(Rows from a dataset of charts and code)
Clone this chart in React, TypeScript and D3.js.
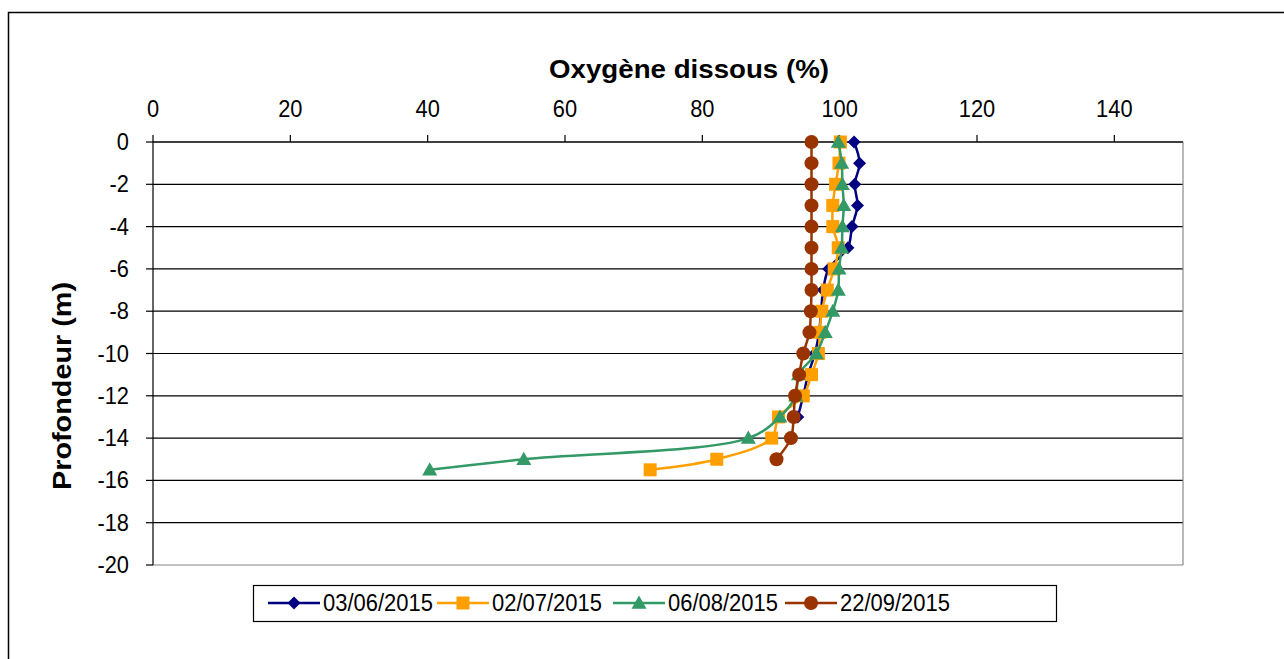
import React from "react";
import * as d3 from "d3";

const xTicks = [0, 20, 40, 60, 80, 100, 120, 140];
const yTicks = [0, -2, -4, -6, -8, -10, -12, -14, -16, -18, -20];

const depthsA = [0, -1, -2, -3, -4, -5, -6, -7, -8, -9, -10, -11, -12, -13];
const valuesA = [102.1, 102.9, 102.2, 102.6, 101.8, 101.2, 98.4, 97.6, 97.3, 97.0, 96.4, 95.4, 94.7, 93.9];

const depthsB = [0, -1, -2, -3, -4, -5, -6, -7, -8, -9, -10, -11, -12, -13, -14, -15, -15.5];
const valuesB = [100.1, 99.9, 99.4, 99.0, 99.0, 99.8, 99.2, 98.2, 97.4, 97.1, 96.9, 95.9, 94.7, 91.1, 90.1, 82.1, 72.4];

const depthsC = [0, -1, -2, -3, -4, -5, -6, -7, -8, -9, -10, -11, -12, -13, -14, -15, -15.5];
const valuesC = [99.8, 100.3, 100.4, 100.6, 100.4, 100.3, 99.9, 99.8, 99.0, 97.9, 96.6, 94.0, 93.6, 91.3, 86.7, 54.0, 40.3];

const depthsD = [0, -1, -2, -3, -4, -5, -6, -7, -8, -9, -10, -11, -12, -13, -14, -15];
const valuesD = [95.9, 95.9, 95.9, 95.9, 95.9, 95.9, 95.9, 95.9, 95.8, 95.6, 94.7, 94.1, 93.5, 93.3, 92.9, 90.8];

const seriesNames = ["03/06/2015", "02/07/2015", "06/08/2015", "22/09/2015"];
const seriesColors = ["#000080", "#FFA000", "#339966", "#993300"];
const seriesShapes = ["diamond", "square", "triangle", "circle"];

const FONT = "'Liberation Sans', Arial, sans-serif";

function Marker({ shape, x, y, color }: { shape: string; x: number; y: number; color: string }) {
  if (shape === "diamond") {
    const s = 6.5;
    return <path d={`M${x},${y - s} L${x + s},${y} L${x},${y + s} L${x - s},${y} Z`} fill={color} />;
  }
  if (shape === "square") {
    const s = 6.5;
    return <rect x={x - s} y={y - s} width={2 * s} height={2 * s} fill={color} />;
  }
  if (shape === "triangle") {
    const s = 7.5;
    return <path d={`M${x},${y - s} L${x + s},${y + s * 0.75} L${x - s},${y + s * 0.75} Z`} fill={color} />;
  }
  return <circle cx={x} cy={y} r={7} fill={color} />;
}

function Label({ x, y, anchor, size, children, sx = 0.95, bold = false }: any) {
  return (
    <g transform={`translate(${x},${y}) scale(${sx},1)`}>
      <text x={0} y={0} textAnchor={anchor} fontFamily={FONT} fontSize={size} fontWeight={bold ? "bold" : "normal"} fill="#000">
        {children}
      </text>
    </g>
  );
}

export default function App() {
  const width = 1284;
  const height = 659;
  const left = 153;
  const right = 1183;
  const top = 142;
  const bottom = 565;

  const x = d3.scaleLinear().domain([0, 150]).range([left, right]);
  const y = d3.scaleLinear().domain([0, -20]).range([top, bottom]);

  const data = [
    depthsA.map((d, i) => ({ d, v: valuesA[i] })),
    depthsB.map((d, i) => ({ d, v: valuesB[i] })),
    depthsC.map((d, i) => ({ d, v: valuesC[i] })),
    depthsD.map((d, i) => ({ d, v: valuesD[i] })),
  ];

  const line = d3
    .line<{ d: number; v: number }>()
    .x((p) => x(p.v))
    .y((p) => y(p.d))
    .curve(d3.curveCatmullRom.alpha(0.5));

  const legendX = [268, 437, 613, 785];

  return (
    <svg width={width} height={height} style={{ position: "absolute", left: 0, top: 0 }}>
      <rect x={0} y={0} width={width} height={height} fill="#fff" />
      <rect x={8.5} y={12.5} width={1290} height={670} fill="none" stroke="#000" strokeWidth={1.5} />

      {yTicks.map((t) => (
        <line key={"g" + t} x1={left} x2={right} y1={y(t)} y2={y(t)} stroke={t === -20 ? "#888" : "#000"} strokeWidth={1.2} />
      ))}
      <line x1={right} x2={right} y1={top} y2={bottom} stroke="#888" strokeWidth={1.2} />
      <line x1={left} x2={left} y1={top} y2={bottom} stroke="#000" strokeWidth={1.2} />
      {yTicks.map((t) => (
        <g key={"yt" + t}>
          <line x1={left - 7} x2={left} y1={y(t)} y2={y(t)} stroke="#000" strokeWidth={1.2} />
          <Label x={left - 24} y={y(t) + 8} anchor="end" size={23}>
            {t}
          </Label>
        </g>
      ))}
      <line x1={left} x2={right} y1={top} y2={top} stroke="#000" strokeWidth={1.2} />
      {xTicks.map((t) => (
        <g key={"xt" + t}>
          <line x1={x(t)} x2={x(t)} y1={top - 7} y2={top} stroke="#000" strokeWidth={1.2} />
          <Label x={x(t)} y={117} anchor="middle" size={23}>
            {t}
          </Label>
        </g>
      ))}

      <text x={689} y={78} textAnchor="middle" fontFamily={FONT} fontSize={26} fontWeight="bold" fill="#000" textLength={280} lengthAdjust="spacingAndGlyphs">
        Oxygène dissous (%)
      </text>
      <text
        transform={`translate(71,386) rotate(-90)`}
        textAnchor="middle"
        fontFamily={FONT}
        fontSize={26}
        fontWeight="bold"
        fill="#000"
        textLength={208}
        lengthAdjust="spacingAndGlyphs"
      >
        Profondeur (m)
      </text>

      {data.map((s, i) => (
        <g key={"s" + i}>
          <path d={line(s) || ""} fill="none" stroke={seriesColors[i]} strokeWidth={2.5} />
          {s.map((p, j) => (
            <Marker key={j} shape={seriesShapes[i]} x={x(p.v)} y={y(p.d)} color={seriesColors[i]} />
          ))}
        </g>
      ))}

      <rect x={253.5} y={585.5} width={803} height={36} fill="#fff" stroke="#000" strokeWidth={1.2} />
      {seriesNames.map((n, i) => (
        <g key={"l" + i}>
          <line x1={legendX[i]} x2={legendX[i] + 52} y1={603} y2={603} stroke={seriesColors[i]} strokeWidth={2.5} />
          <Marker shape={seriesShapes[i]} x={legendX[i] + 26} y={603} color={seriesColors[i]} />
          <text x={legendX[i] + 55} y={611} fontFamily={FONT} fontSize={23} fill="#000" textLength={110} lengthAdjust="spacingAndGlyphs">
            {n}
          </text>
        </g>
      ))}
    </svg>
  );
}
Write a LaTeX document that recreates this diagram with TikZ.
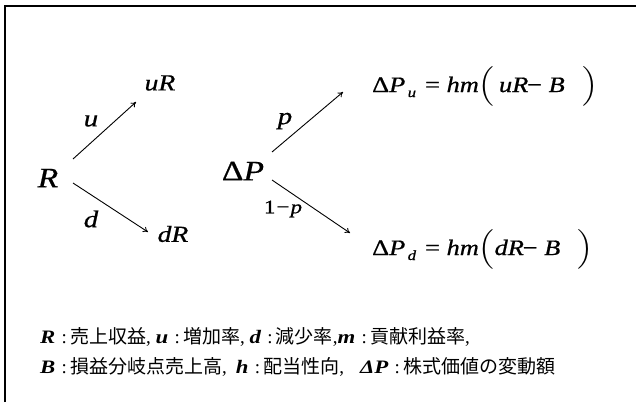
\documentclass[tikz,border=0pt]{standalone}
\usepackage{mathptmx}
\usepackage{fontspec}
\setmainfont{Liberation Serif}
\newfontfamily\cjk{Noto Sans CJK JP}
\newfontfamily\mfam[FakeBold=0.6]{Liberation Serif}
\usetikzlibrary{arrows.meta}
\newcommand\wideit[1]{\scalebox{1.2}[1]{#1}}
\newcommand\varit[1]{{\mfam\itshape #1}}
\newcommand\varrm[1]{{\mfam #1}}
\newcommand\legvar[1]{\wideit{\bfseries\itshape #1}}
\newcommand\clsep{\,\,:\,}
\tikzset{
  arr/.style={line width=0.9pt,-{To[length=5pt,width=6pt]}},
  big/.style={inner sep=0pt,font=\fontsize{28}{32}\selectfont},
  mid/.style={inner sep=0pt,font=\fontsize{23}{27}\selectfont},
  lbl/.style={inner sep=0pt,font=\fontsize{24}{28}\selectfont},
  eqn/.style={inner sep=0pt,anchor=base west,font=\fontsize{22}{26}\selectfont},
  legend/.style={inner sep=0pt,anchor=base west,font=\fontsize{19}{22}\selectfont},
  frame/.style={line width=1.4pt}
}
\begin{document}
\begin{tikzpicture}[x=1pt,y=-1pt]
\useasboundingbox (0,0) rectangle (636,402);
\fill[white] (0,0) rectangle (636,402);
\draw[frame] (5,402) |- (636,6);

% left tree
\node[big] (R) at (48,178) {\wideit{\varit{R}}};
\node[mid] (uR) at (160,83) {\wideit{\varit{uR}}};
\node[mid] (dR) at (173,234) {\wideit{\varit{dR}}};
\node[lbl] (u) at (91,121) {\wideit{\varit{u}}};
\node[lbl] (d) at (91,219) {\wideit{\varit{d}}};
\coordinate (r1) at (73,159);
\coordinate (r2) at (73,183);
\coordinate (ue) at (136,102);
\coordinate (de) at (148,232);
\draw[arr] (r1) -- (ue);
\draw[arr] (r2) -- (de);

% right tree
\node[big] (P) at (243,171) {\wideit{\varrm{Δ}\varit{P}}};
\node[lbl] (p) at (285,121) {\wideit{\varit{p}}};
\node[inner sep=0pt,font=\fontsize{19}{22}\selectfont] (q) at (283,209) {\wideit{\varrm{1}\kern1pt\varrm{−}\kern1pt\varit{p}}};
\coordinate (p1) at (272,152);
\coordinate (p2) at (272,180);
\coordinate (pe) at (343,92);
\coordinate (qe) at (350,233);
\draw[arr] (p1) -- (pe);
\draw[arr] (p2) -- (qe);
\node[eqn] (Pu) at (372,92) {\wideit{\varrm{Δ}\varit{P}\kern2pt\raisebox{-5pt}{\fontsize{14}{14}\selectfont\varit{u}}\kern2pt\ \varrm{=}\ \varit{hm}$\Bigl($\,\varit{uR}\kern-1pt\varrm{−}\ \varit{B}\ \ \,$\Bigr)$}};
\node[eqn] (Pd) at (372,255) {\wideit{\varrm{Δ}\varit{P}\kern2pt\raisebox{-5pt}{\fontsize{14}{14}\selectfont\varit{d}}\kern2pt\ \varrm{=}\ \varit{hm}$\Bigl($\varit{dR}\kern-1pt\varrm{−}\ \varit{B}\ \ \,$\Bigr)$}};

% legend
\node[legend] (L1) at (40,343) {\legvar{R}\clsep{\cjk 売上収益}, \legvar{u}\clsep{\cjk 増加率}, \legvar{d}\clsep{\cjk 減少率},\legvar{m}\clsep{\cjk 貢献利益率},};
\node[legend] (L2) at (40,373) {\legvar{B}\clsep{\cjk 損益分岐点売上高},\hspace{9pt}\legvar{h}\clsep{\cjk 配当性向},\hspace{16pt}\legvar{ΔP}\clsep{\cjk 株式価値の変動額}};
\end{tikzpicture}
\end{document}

§ TASK INSTRUCTIONS
Without the pictures, return the listing above from its first line through the line that has "-16, -18, -20];".

§ WRITTEN ANSWER
Clone this chart in React, TypeScript and D3.js.
import React from "react";
import * as d3 from "d3";

const xTicks = [0, 20, 40, 60, 80, 100, 120, 140];
const yTicks = [0, -2, -4, -6, -8, -10, -12, -14, -16, -18, -20];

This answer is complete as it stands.